Stop!  Sorry to interrupt, but I didn't mean operas set in Spain; I meant operas written in Spanish by Hispanic composers.

And we're not counting zarzuela, a music drama tradition that international houses generally neglect. I mean operas intended for an international audience.

Now it gets tricky. Virginia Opera actually has staged a Spanish-language opera before: Thea Musgrave's Simón Bolívar, presented in 1995. But that should only count for a half-credit; the Spanish version was a translation of the libretto, and Ms. Musgrave is a native of Scotland. If an American sets a poem of Goethe to music, that doesn't make it a German lied, at least in the normal sense of the term.

Thus, Daniel Catán's Il Postino (2010) will be the company's first truly Hispanic opera. Catán, a Mexican, adapted the film of the same name about the Nobel prize-winning Chilean poet Pablo Neruda. (While the title retains the Italian title of the popular Italian-language film for its marketing value, the libretto - also by the composer - is in Español.)

It's interesting to speculate on the reasons for the lack of a body of international operas from Spain and Mexico, especially in light of the fact that, just a few centuries ago, Spain was a global super-power.

One factor may be tied to geography.
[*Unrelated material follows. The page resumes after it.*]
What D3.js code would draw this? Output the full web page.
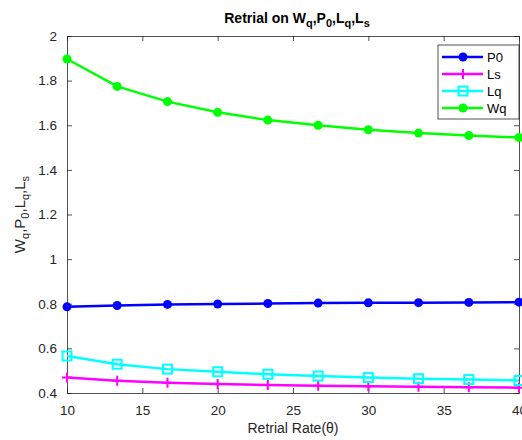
<!DOCTYPE html>
<html>
<head>
<meta charset="utf-8">
<script src="https://cdn.jsdelivr.net/npm/d3@7"></script>
<style>
  body { margin: 0; background: #fff; }
  svg { font-family: "Liberation Sans", Arial, sans-serif; }
</style>
</head>
<body>
<div id="chart"></div>
<script>
// retrial rate values (x)
const theta = [10, 13.33, 16.67, 20, 23.33, 26.67, 30, 33.33, 36.67, 40];

const p0 = [0.786, 0.792, 0.797, 0.799, 0.801, 0.803, 0.804, 0.805, 0.806, 0.807];
const ls = [0.469, 0.455, 0.446, 0.440, 0.436, 0.433, 0.430, 0.428, 0.426, 0.424];
const lq = [0.566, 0.529, 0.507, 0.495, 0.484, 0.476, 0.469, 0.464, 0.460, 0.456];
const wq = [1.897, 1.774, 1.706, 1.658, 1.623, 1.600, 1.580, 1.565, 1.554, 1.545];

const xTicks = [10, 15, 20, 25, 30, 35, 40];
const yTicks = [0.4, 0.6, 0.8, 1, 1.2, 1.4, 1.6, 1.8, 2];

const series = [
    {name: "P0", values: p0, color: "#0000ff", marker: "circle"},
    {name: "Ls", values: ls, color: "#ff00ff", marker: "plus"},
    {name: "Lq", values: lq, color: "#00ffff", marker: "square"},
    {name: "Wq", values: wq, color: "#00ff00", marker: "circle"}
];

const width = 522, height = 440;
const margin = {top: 36, right: 3, bottom: 47, left: 67};
const innerW = 519 - margin.left;
const innerH = 393 - margin.top;

const svg = d3.select("#chart").append("svg")
    .attr("width", width)
    .attr("height", height);

const g = svg.append("g")
    .attr("transform", `translate(${margin.left},${margin.top})`);

const x = d3.scaleLinear().domain([10, 40]).range([0, innerW]);
const y = d3.scaleLinear().domain([0.4, 2]).range([innerH, 0]);

const axisColor = "#262626";
const tickLen = 5;

function styleAxis(sel, showText) {
    sel.select(".domain").attr("stroke", axisColor).attr("stroke-width", 0.8);
    sel.selectAll(".tick line").attr("stroke", axisColor).attr("stroke-width", 0.8);
    sel.selectAll(".tick text")
        .attr("fill", "#262626")
        .style("font-size", "13.5px")
        .style("display", showText ? null : "none");
}

// bottom and top x axes (ticks inward)
g.append("g")
    .attr("transform", `translate(0,${innerH})`)
    .call(d3.axisBottom(x).tickValues(xTicks).tickSizeInner(-tickLen).tickSizeOuter(0).tickPadding(12))
    .call(s => styleAxis(s, true));

g.append("g")
    .call(d3.axisTop(x).tickValues(xTicks).tickSizeInner(-tickLen).tickSizeOuter(0))
    .call(s => styleAxis(s, false));

// left and right y axes
g.append("g")
    .call(d3.axisLeft(y).tickValues(yTicks).tickFormat(d3.format("~g")).tickSizeInner(-tickLen).tickSizeOuter(0).tickPadding(10))
    .call(s => styleAxis(s, true));

g.append("g")
    .attr("transform", `translate(${innerW},0)`)
    .call(d3.axisRight(y).tickValues(yTicks).tickSizeInner(-tickLen).tickSizeOuter(0))
    .call(s => styleAxis(s, false));

const line = d3.line()
    .x((d, i) => x(theta[i]))
    .y(d => y(d));

function drawMarker(sel, type, color) {
    if (type === "circle") {
        sel.append("circle").attr("r", 4.5).attr("fill", color);
    } else if (type === "square") {
        sel.append("rect")
            .attr("x", -4.5).attr("y", -4.5)
            .attr("width", 9).attr("height", 9)
            .attr("fill", "none")
            .attr("stroke", color)
            .attr("stroke-width", 2);
    } else if (type === "plus") {
        sel.append("path")
            .attr("d", "M-5,0H5M0,-5V5")
            .attr("stroke", color)
            .attr("stroke-width", 2);
    }
}

series.forEach(s => {
    const sg = g.append("g").attr("class", "series");
    sg.append("path")
        .datum(s.values)
        .attr("d", line)
        .attr("fill", "none")
        .attr("stroke", s.color)
        .attr("stroke-width", 2.5);

    sg.selectAll(".marker")
        .data(s.values)
        .enter()
        .append("g")
        .attr("class", "marker")
        .attr("transform", (d, i) => `translate(${x(theta[i])},${y(d)})`)
        .each(function() { drawMarker(d3.select(this), s.marker, s.color); });
});

// legend
const legend = svg.append("g").attr("transform", "translate(438,45)");
legend.append("rect")
    .attr("width", 81).attr("height", 74)
    .attr("fill", "#fff")
    .attr("stroke", axisColor)
    .attr("stroke-width", 0.8);

series.forEach((s, i) => {
    const ly = 12 + i * 17;
    const item = legend.append("g").attr("transform", `translate(0,${ly})`);
    item.append("line")
        .attr("x1", 4).attr("x2", 45)
        .attr("stroke", s.color).attr("stroke-width", 2.5);
    const m = item.append("g").attr("transform", "translate(25,0)");
    drawMarker(m, s.marker, s.color);
    item.append("text")
        .attr("x", 49).attr("y", 5)
        .style("font-size", "13px")
        .attr("fill", "#000")
        .text(s.name);
});

// title
const title = svg.append("text")
    .attr("x", 297).attr("y", 23)
    .attr("text-anchor", "middle")
    .style("font-size", "14px")
    .style("font-weight", "bold")
    .attr("fill", "#000");
title.append("tspan").text("Retrial on W");
title.append("tspan").attr("dy", 4).style("font-size", "11px").text("q");
title.append("tspan").attr("dy", -4).text(",P");
title.append("tspan").attr("dy", 4).style("font-size", "11px").text("0");
title.append("tspan").attr("dy", -4).text(",L");
title.append("tspan").attr("dy", 4).style("font-size", "11px").text("q");
title.append("tspan").attr("dy", -4).text(",L");
title.append("tspan").attr("dy", 4).style("font-size", "11px").text("s");

// x label
svg.append("text")
    .attr("x", margin.left + innerW / 2).attr("y", 433)
    .attr("text-anchor", "middle")
    .style("font-size", "14px")
    .attr("fill", "#262626")
    .text("Retrial Rate(θ)");

// y label
const yl = svg.append("text")
    .attr("transform", `translate(25,${margin.top + innerH / 2}) rotate(-90)`)
    .attr("text-anchor", "middle")
    .style("font-size", "15px")
    .attr("fill", "#262626");
yl.append("tspan").text("W");
yl.append("tspan").attr("dy", 4).style("font-size", "11px").text("q");
yl.append("tspan").attr("dy", -4).text(",P");
yl.append("tspan").attr("dy", 4).style("font-size", "11px").text("0");
yl.append("tspan").attr("dy", -4).text(",L");
yl.append("tspan").attr("dy", 4).style("font-size", "11px").text("q");
yl.append("tspan").attr("dy", -4).text(",L");
yl.append("tspan").attr("dy", 4).style("font-size", "11px").text("s");
</script>
</body>
</html>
While Spain is part of the European continent, where opera flourished first in Italy but not long after in France and Germany, it's somewhat isolated from those regions by the barrier of the Pyranees as well as the Basque country. As the Basque people have been described as the least assimilated community of Western Europe, their culture has been something of a buffer between Spain and France.

As a result, Spanish culture absorbed other influences, such as Morocco (its nearest neighbor), Arab culture and the sizeable Sephardic Jewish population that was found in Spain prior to the Spanish Inquisition in 1492. Beatrice, the lead soprano role in Il Postino, sings an aria called "Morenica", a setting of an ancient Judeo-Spanish wedding song; it's text, about a girl whose skin has been darkened by the sun, is said to be traceable back to the Song of  Songs of the Old Testament. Daniel Catán himself was of Sephardic Jewish descent.
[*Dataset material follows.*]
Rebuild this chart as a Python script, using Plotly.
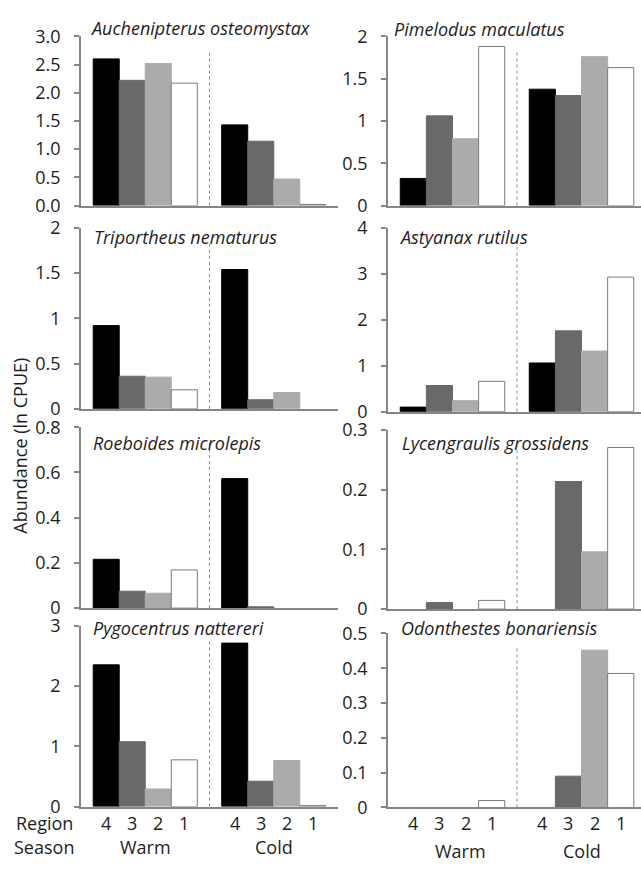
import plotly.graph_objects as go

# ---------------- data (order = region 4, 3, 2, 1) -------------
seasons = ["Warm", "Cold"]
regions = ["4", "3", "2", "1"]

species = [
    "Auchenipterus osteomystax", "Pimelodus maculatus",
    "Triportheus nematurus", "Astyanax rutilus",
    "Roeboides microlepis", "Lycengraulis grossidens",
    "Pygocentrus nattereri", "Odonthestes bonariensis",
]

auchenipterus_warm = [2.60, 2.22, 2.52, 2.17]
auchenipterus_cold = [1.43, 1.14, 0.47, 0.02]
pimelodus_warm = [0.32, 1.06, 0.79, 1.88]
pimelodus_cold = [1.375, 1.30, 1.76, 1.63]
triportheus_warm = [0.92, 0.36, 0.35, 0.21]
triportheus_cold = [1.54, 0.10, 0.18, 0.0]
astyanax_warm = [0.10, 0.57, 0.24, 0.66]
astyanax_cold = [1.06, 1.76, 1.32, 2.93]
roeboides_warm = [0.216, 0.075, 0.066, 0.169]
roeboides_cold = [0.573, 0.006, 0.0, 0.0]
lycengraulis_warm = [0.0, 0.011, 0.0, 0.0146]
lycengraulis_cold = [0.0, 0.214, 0.096, 0.271]
pygocentrus_warm = [2.35, 1.075, 0.29, 0.774]
pygocentrus_cold = [2.71, 0.42, 0.763, 0.015]
odonthestes_warm = [0.0, 0.0, 0.0, 0.02]
odonthestes_cold = [0.0, 0.09, 0.452, 0.385]

warm_values = [auchenipterus_warm, pimelodus_warm, triportheus_warm, astyanax_warm,
               roeboides_warm, lycengraulis_warm, pygocentrus_warm, odonthestes_warm]
cold_values = [auchenipterus_cold, pimelodus_cold, triportheus_cold, astyanax_cold,
               roeboides_cold, lycengraulis_cold, pygocentrus_cold, odonthestes_cold]

y_max = [3.0, 2, 2, 4, 0.8, 0.3, 3, 0.5]
y_step = [0.5, 0.5, 0.5, 1, 0.2, 0.1, 1, 0.1]
y_fmt = [".1f", "", "", "", "", "", "", ""]

# ---------------- style / layout ----------------
W, H = 641, 871
FONT = "Open Sans"
TXT = "#1e1e1e"
AXC = "#868686"
fills = ["#000000", "#696969", "#ababab", "#ffffff"]
edges = ["#000000", "#696969", "#ababab", "#7a7a7a"]
BARGAP = 0.19

col_x = [(81, 338), (388, 641)]
x_range = [[-0.5, 1.5], [-0.5, 1.461]]
rows_px = [
    [(24, 198), (221, 407), (426, 612), (630, 816)],   # left column
    [(24, 198), (221, 410), (429, 613), (638, 817)],   # right column
]
title_px = [(88, 15), (392, 16), (92, 230), (397, 230),
            (91, 442), (400, 442), (91, 632), (399, 632)]


def px_x(v):
    return v / W


def px_y(v):
    return 1 - v / H


fig = go.Figure()
layout = dict(
    width=W, height=H, autosize=False,
    margin=dict(l=0, r=0, t=0, b=0),
    paper_bgcolor="white", plot_bgcolor="white",
    barmode="group", bargap=BARGAP, bargroupgap=0,
    showlegend=False,
    font=dict(family=FONT, size=18, color=TXT),
)
annotations = []
shapes = []

for p in range(8):
    n = p + 1
    col = p % 2
    row = p // 2
    xa = "x" if n == 1 else f"x{n}"
    ya = "y" if n == 1 else f"y{n}"
    for i, reg in enumerate(regions):
        vals = [warm_values[p][i], cold_values[p][i]]
        fig.add_trace(go.Bar(
            x=seasons,
            y=vals,
            name="Region " + reg,
            xaxis=xa, yaxis=ya,
            marker=dict(color=fills[i],
                        line=dict(color=edges[i],
                                  width=[0 if v == 0 else 1 for v in vals])),
            hoverinfo="x+y+name",
        ))
    top, bot = rows_px[col][row]
    x0, x1 = col_x[col]
    layout[f"xaxis{n}" if n > 1 else "xaxis"] = dict(
        domain=[px_x(x0), px_x(x1)], anchor=ya,
        type="category", range=x_range[col],
        showline=True, linecolor=AXC, linewidth=1.5,
        showticklabels=False, ticks="", showgrid=False, zeroline=False,
    )
    layout[f"yaxis{n}" if n > 1 else "yaxis"] = dict(
        domain=[px_y(bot), px_y(top)], anchor=xa,
        range=[0, y_max[p]], dtick=y_step[p], tick0=0,
        tickformat=y_fmt[p],
        showline=True, linecolor=AXC, linewidth=1.5,
        ticks="outside", ticklen=5, tickcolor=AXC, tickwidth=1.5,
        ticklabelstandoff=10,
        showgrid=False, zeroline=False,
        tickfont=dict(family=FONT, size=18, color=TXT),
    )
    # dotted season separator
    shapes.append(dict(
        type="line", xref=xa, x0=0.5, x1=0.5,
        yref=f"{ya} domain", y0=0, y1=0.92,
        line=dict(color="#8c8c8c", width=1, dash="dot"),
    ))
    tx, ty = title_px[p]
    annotations.append(dict(
        text=f"<i>{species[p]}</i>", xref="paper", yref="paper",
        x=px_x(tx), y=px_y(ty), xanchor="left", yanchor="middle",
        showarrow=False, font=dict(family=FONT, size=18, color=TXT),
    ))

# region / season labels beneath bottom panels
bar_w = (1 - BARGAP) / len(regions)
offsets = [-0.5 + BARGAP / 2 + (i + 0.5) * bar_w for i in range(len(regions))]
for n, season_y, wshift in [(7, 858, 0), (8, 862, 8)]:
    xa = f"x{n}"
    for s_idx, season in enumerate(seasons):
        for i, reg in enumerate(regions):
            annotations.append(dict(
                text=reg, xref=xa, yref="paper",
                x=s_idx + offsets[i], y=px_y(833),
                xanchor="center", yanchor="middle", showarrow=False,
                font=dict(family=FONT, size=18, color=TXT),
            ))
        annotations.append(dict(
            text=season, xref=xa, yref="paper",
            x=s_idx, y=px_y(season_y), xshift=wshift if s_idx == 0 else 0,
            xanchor="center", yanchor="middle", showarrow=False,
            font=dict(family=FONT, size=18, color=TXT),
        ))

for label, yy in [("Region", 833), ("Season", 858)]:
    annotations.append(dict(
        text=label, xref="paper", yref="paper", x=px_x(44), y=px_y(yy),
        xanchor="center", yanchor="middle", showarrow=False,
        font=dict(family=FONT, size=18, color=TXT),
    ))

annotations.append(dict(
    text="Abundance (ln CPUE)", xref="paper", yref="paper",
    x=px_x(20), y=px_y(445), textangle=-90,
    xanchor="center", yanchor="middle", showarrow=False,
    font=dict(family=FONT, size=18, color=TXT),
))

layout["annotations"] = annotations
layout["shapes"] = shapes
fig.update_layout(**layout)
fig.write_html(
    "out.html",
    post_script="document.documentElement.style.margin='0';"
                "document.body.style.margin='0';"
                "document.body.style.overflow='hidden';",
)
These influences help to explain why the most characteristic Spanish instruments (guitar, castanets) are folk instruments rather than those belonging to the European symphonic tradition.

The big irony in the lack of Spanish operas suitable for international opera companies like the Met (and Virginia Opera) is that the Spanish language is very grateful to operatic vocal production, possibly more than French with its sometimes nasal properties and German with its gutteral consonants. Like Italian, Spanish features bright, open vowel sounds that help enable forward vocal projection.

By the way, here are the operas you might have named at the top of this post: de Falla's Atlàntida, Granados' Goyescas, Bretón's La Dolores, Ginasteras' Bomarzo and another work of Catán's, Florencia en el Amazonas.  Florencia was the first Spanish-language opera to be commissioned by a major American country, premiering at the Houston Grand Opera in 1996. It has been produced over a dozen times since then and may prove to enter the standard repertoire.